The next day T and I wandered around by ourselves for a little while. We checked out some of the crazy casinos since I had never been there before. We rode a roller coaster and I wanted to do some shopping (and search for a se@tbelt bag because I really, really want one to match the wallet I’ve had for years), but T is so amazingly cheap that she couldn’t stand the thought of shopping in Vegas. Anyway, we eventually met back up with everyone and went to see the big cirque show at the bellagi0 that night, which was fine. I guess it had to be done. We went to eat some amazing sushi after that and ended up drinking until around 4 am, which was much better than the lame night we had on Friday. That night was actually pretty fun, although T and her husband tried to lame it up again and go back to the hotel early. They suggested that we go back to the hotel and I basically told them that I would see them later because I was going to stay out and drink. I was fine with that, but I guess it encouraged them to stay.

Was it worth all the money I spent considering how broke I am right now? Probably not, but it was something different. Oh, but getting home yesterday was a huge pain. I had a connection in salt lake city and my flight home was delayed. I was freezing in the airport and had to buy a salt lake city sweatshirt for $25 to be comfortable. I didn’t leave until after 7 and didn’t get to my home airport until after 11. I made it home after midnight, which completely sucked.

T and I got along pretty well for the most part. On Saturday night it finally sunk in just how very, very insecure she is. She kept talking about how she’s old and she doesn’t know all the pop culture references and doesn’t buy into the whole concept of “trendy” clothes. I guess I finally realized that she says all of that because she’s afraid of making some kind of mistake or of not liking the “cool” things. I’m not really sure how to explain it, but it was evident that night. Even the clothes she wore – she had on a long skirt, a sweater set and knee high black boots. Um, hi, are you going to work or are you going out? I don’t mean to pick on her, but she saw what I was wearing and said she’d never be able to “pull off” my outfit. Most of the time I would take that as an indirect way of saying my outfit was ridiculous. I know T well enough to know that she meant she would not be comfortable showing as much leg or as much cleavage as I was showing. But come on, we were in Vegas. If you’re not going to show leg and cleavage in Vegas, where are you going to show it? Vegas is not the time to be conservative.

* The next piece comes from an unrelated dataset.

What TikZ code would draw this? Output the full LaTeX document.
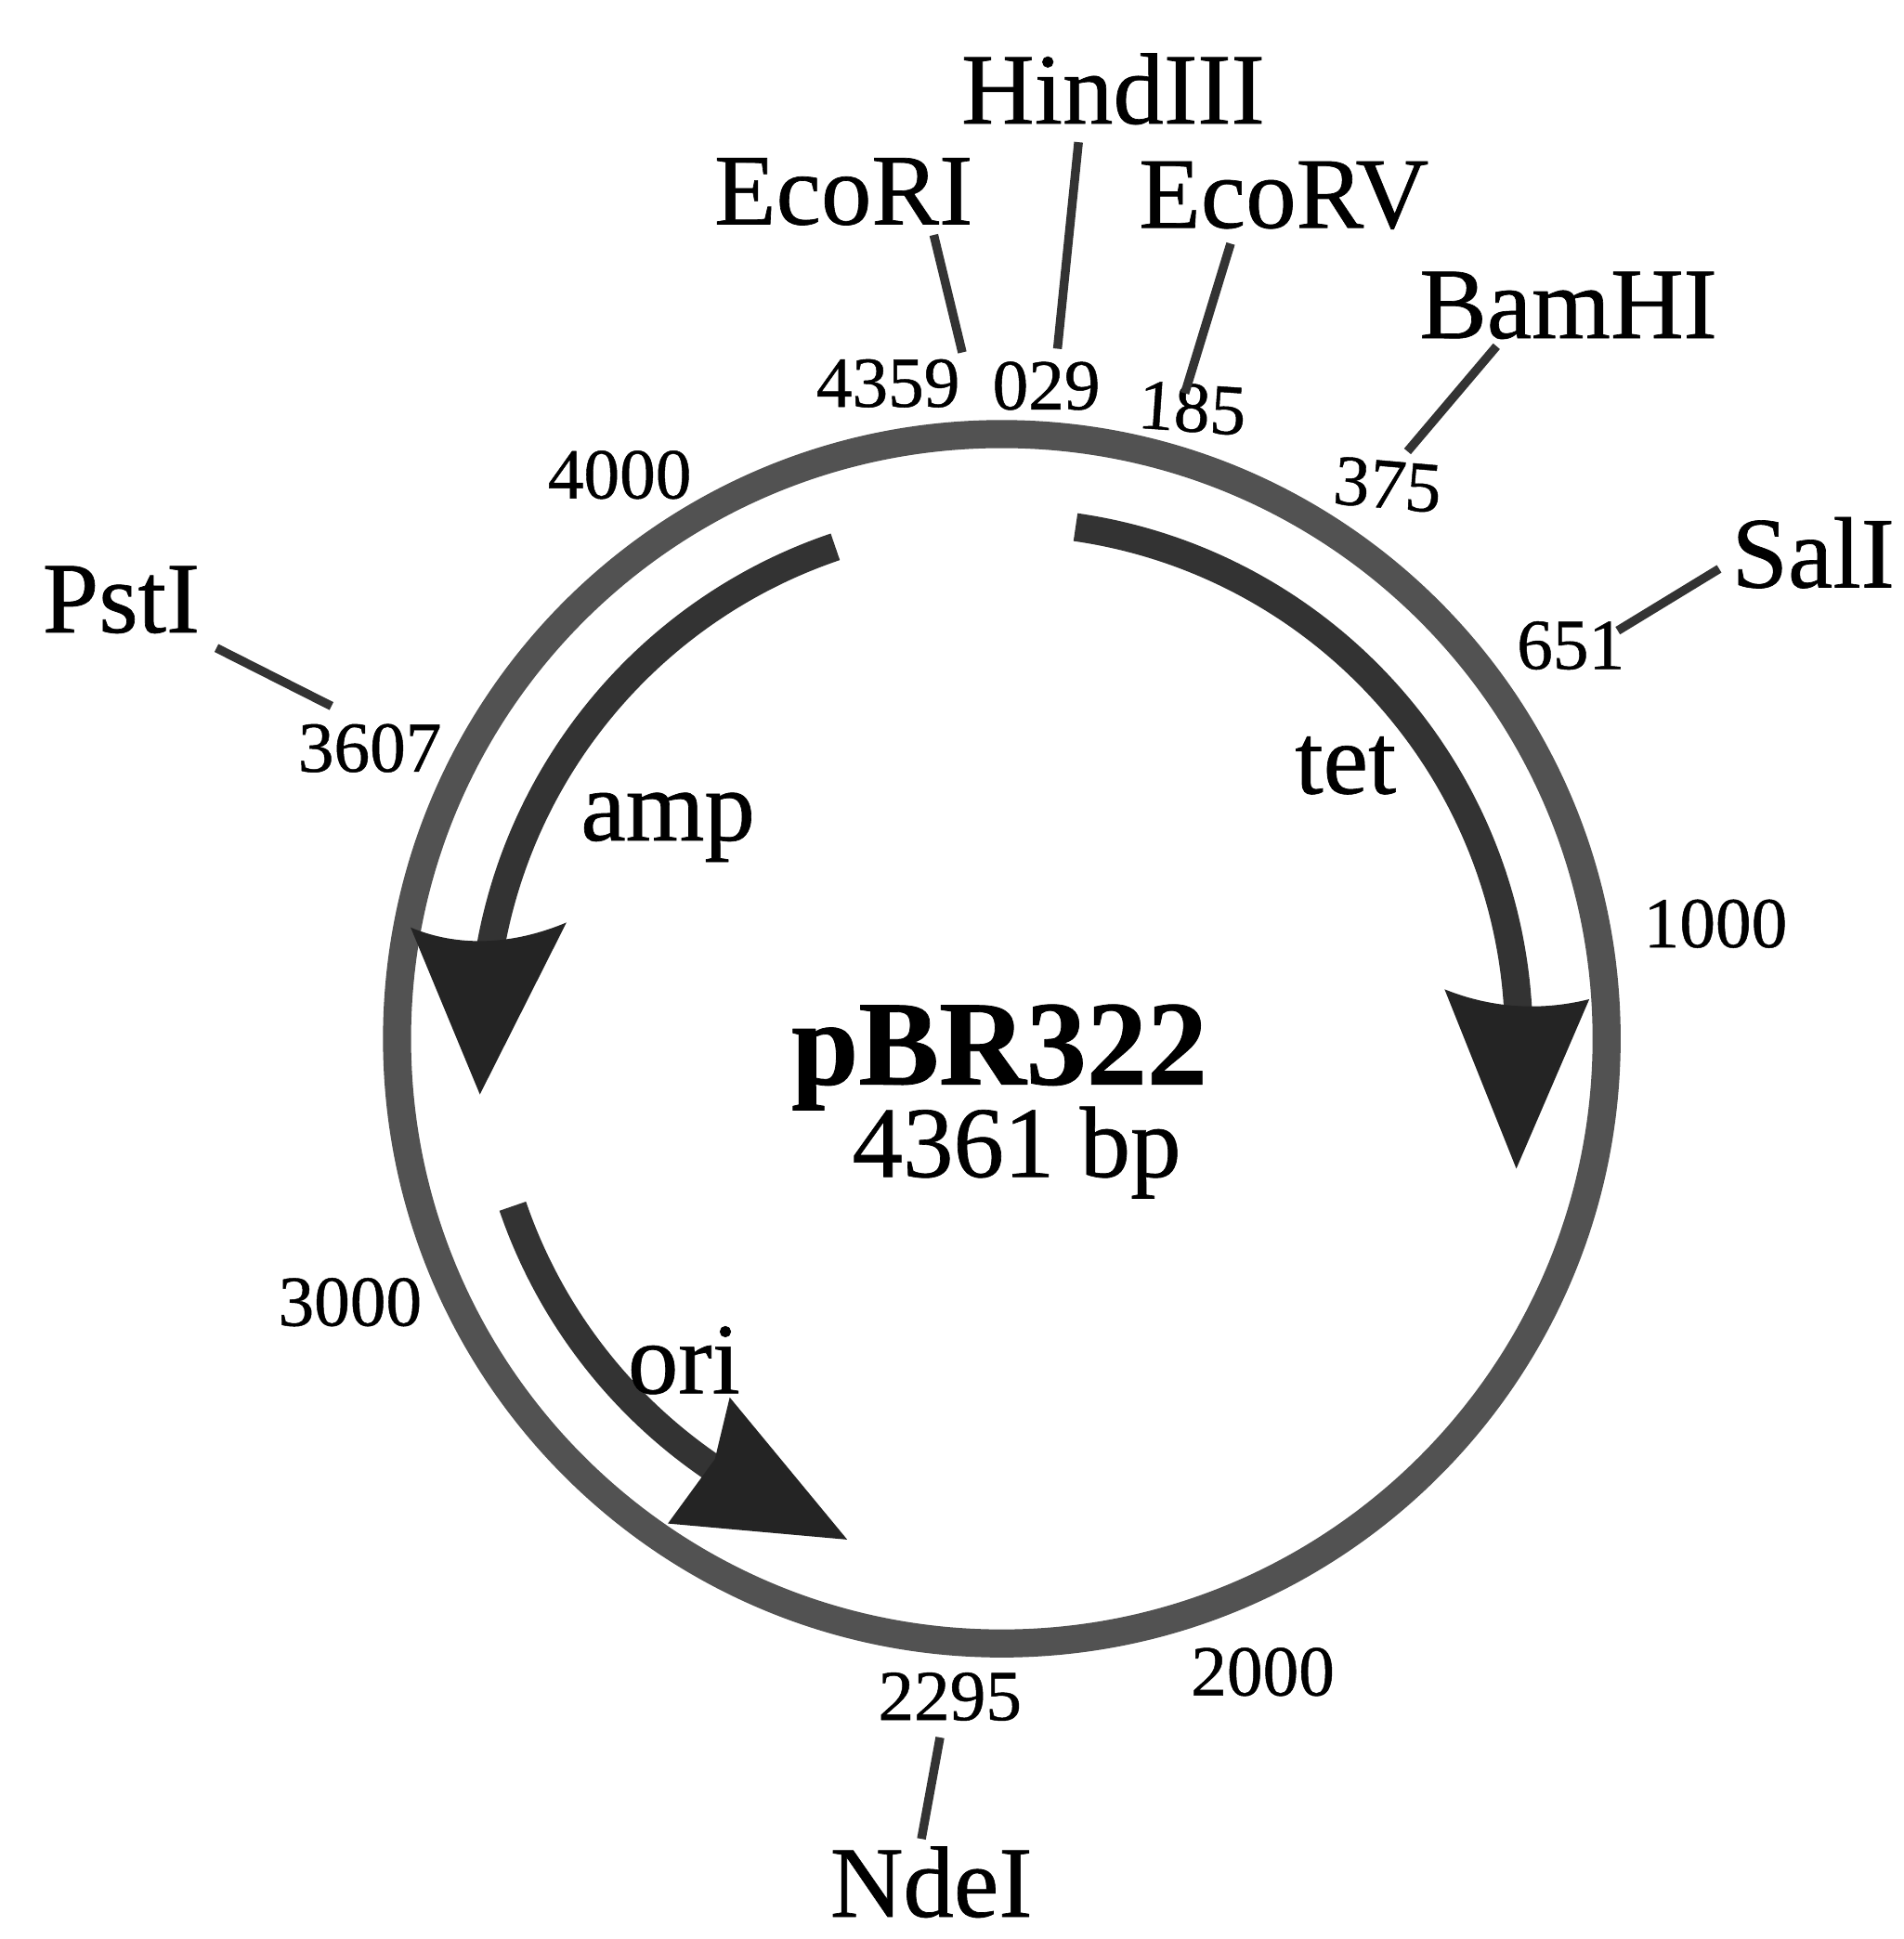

Also, we were in a very trendy bar after dinner on Saturday and she didn’t even want to go in at first. She said something about how she wouldn’t be comfortable in there and that it was for the pretty, trendy people. First of all, she overused the word trendy all weekend and second of all, WTF? Was I that insecure when we first met or has she become even more so? I really don’t know, but there is definitely a difference. When she was drunk on Saturday she told me that she had missed the stage in life when we are supposed to feel comfortable in our own skin. I told her it's never too late.

I promise I’ll stop talking about her, but it is just so weird when you’ve had this friend for a while and then it begins to dawn on you that she has some major issues. I think I’ve known all along, but didn’t want to admit it.

At any rate, the weekend is done, I'm back at work and I need to lose the 5 pounds that have crept up on me over the past month.